The timing matters because the bottleneck in frontier AI is no longer only research talent; it is electricity contracts, datacenter capacity, and access to scarce chips. OpenAI’s decision to sunset Sora reads less like a product choice than a compute reallocation: one workload is being sacrificed so another can train and serve. That trade-off also signals how model roadmaps are being written around infrastructure constraints—what can be trained, and when, depends on who has secured megawatts and racks.
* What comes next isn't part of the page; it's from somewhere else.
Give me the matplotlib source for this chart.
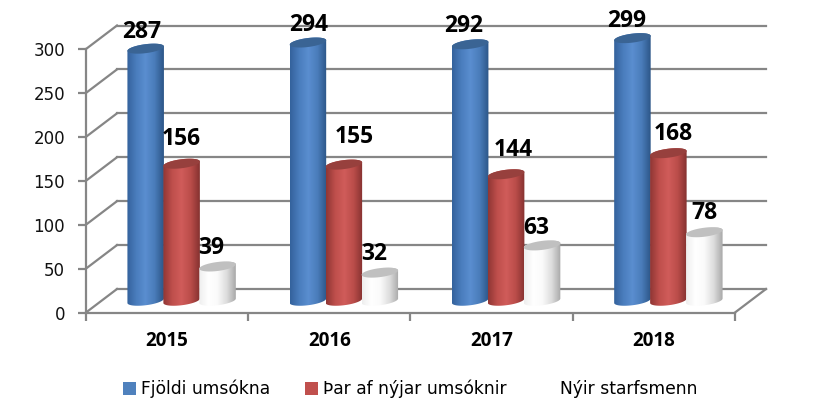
import matplotlib
matplotlib.use("Agg")
import matplotlib.pyplot as plt
import numpy as np
from matplotlib.colors import LinearSegmentedColormap
from matplotlib.patches import Patch, Polygon

years = ["2015", "2016", "2017", "2018"]
series_names = ["Fjöldi umsókna", "Þar af nýjar umsóknir", "Nýir starfsmenn"]
applications = [287, 294, 292, 299]
new_applications = [156, 155, 144, 168]
new_staff = [39, 32, 63, 78]
y_ticks = [0, 50, 100, 150, 200, 250, 300]

GRID = "#868686"
W, H = 815, 417
LEFT, RIGHT, TOP, BOTTOM = 86, 735, 49, 312.5

# colours: side gradient stops and top of the cylinder
side_colors = [
    ["#34629c", "#4a7dbd", "#5a8ed0", "#4a7cba", "#2c5687"],
    ["#8f3634", "#bf4f4c", "#d05c5a", "#bb4d4a", "#853230"],
    ["#eeeeee", "#ffffff", "#fafafa", "#dddddd", "#a8a8a8"],
]
top_colors = ["#3a6494", "#97403d", "#c0c0c0"]
legend_colors = ["#4f81bd", "#c0504d", "#ffffff"]

# label nudges from the top of each bar, in pixels (per series, per year)
label_dx = [[-4, 1, -7, -6], [0, 10, 7, 5], [-6, -6, -6, 0]]
label_dy = [[17, 18, 18, 17], [25, 28, 24, 19], [18, 19, 17, 19]]

fig = plt.figure(figsize=(W / 100, H / 100), dpi=100, facecolor="white")
ax = fig.add_axes([LEFT / W, 1 - BOTTOM / H, (RIGHT - LEFT) / W, (BOTTOM - TOP) / H])

px_x = 4 / (RIGHT - LEFT)
px_y = 300 / (BOTTOM - TOP)
depth_x = 31 * px_x
depth_y = 23.5 * px_y
mid_x = 14.5 * px_x
mid_y = depth_y / 2
bar_w = 36.5 * px_x
ell_h = 4.5 * px_y
tilt = 2.2 * px_y


def ellipse(xc, yc, a0, a1):
    a = np.linspace(a0, a1, 60)
    c = np.cos(a)
    return np.column_stack([xc + c * bar_w / 2, yc + np.sin(a) * ell_h + c * tilt])


def cylinder(xc, value, idx):
    base = mid_y
    top = value + mid_y
    body = np.vstack([ellipse(xc, top, 0, np.pi), ellipse(xc, base, np.pi, 2 * np.pi)])
    cmap = LinearSegmentedColormap.from_list("side", side_colors[idx])
    im = ax.imshow(
        np.linspace(0, 1, 128).reshape(1, -1),
        cmap=cmap,
        aspect="auto",
        interpolation="bilinear",
        extent=[xc - bar_w / 2, xc + bar_w / 2, base - 2 * ell_h, top + 2 * ell_h],
        zorder=3 + idx,
    )
    # the cylinders stand in the middle of the floor, so they can rise above the axes box
    im.set_clip_box(fig.bbox)
    clip = Polygon(body, closed=True, transform=ax.transData)
    im.set_clip_path(clip)
    ax.add_patch(Polygon(ellipse(xc, top, 0, 2 * np.pi), closed=True, fc=top_colors[idx],
                         ec="none", zorder=3 + idx, clip_on=False))


# walls and floor
for t in y_ticks:
    ax.plot([0, depth_x], [t, t + depth_y], color=GRID, lw=1.6, clip_on=False, zorder=1)
    ax.plot([depth_x, 4 + depth_x], [t + depth_y, t + depth_y], color=GRID, lw=1.6,
            clip_on=False, zorder=1)
ax.plot([4, 4 + depth_x], [0, depth_y], color=GRID, lw=1.6, clip_on=False, zorder=1)

all_values = [applications, new_applications, new_staff]
for s, values in enumerate(all_values):
    for i, v in enumerate(values):
        xc = i + 0.5 + mid_x + (s - 1) * bar_w * 0.985
        cylinder(xc, v, s)
        ax.text(xc + label_dx[s][i] * px_x, v + mid_y + label_dy[s][i] * px_y, str(v),
                ha="center", va="center", fontsize=16.5, fontweight="bold",
                family="Open Sans", color="black", zorder=10, clip_on=False)

ax.set_xlim(0, 4)
ax.set_ylim(0, 300)
ax.set_facecolor("none")
for side in ["top", "right"]:
    ax.spines[side].set_visible(False)
for side in ["left", "bottom"]:
    ax.spines[side].set_color(GRID)
    ax.spines[side].set_linewidth(1.6)
    ax.spines[side].set_zorder(2)

ax.set_yticks(y_ticks)
ax.set_yticklabels([str(t) for t in y_ticks], fontsize=12, family="DejaVu Sans", color="#111111")
ax.set_xticks(range(5))
ax.set_xticklabels([])
ax.set_xticks(np.arange(4) + 0.5, labels=years, minor=True, fontsize=13.5, fontweight="bold",
              family="Open Sans")
ax.tick_params(axis="y", length=6, width=1.6, color=GRID, pad=9)
ax.tick_params(axis="x", which="major", length=6, width=1.6, color=GRID)
ax.tick_params(axis="x", which="minor", length=0, pad=13)

handles = [Patch(fc=c, ec="none", label=n) for c, n in zip(legend_colors, series_names)]
fig.legend(handles=handles, loc="center", bbox_to_anchor=(410 / W, 1 - 389 / H), ncol=3,
           frameon=False, prop={"family": "DejaVu Sans", "size": 12.3},
           handlelength=0.75, handleheight=0.75, handletextpad=0.3, columnspacing=2.05)

fig.savefig("out.png", dpi=100)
It also lands in a market where distribution is becoming as decisive as model quality. The Decoder reports that “Spud” may underpin a planned desktop “superapp” combining ChatGPT, the coding agent Codex, and a browser called Atlas—an attempt to turn OpenAI from a single chat interface into an operating layer for work. If that succeeds, the company’s leverage shifts from selling tokens to controlling the default workflow for writing, coding, and browsing, with enterprise contracts and government procurement as the stickiest channels.
Competitive pressure is explicit. Anthropic has been gaining traction with agent-based tools for business customers, particularly Claude Code, while OpenAI’s Codex and Frontier are described as playing catch-up. In that context, “very strong model” functions as both a morale message and a market signal: it reassures partners that OpenAI will not cede the enterprise developer stack, and it helps keep capital and compute suppliers aligned while the next release is still behind closed doors.
OpenAI is shutting down a public video app to make room for a model that has not yet been named.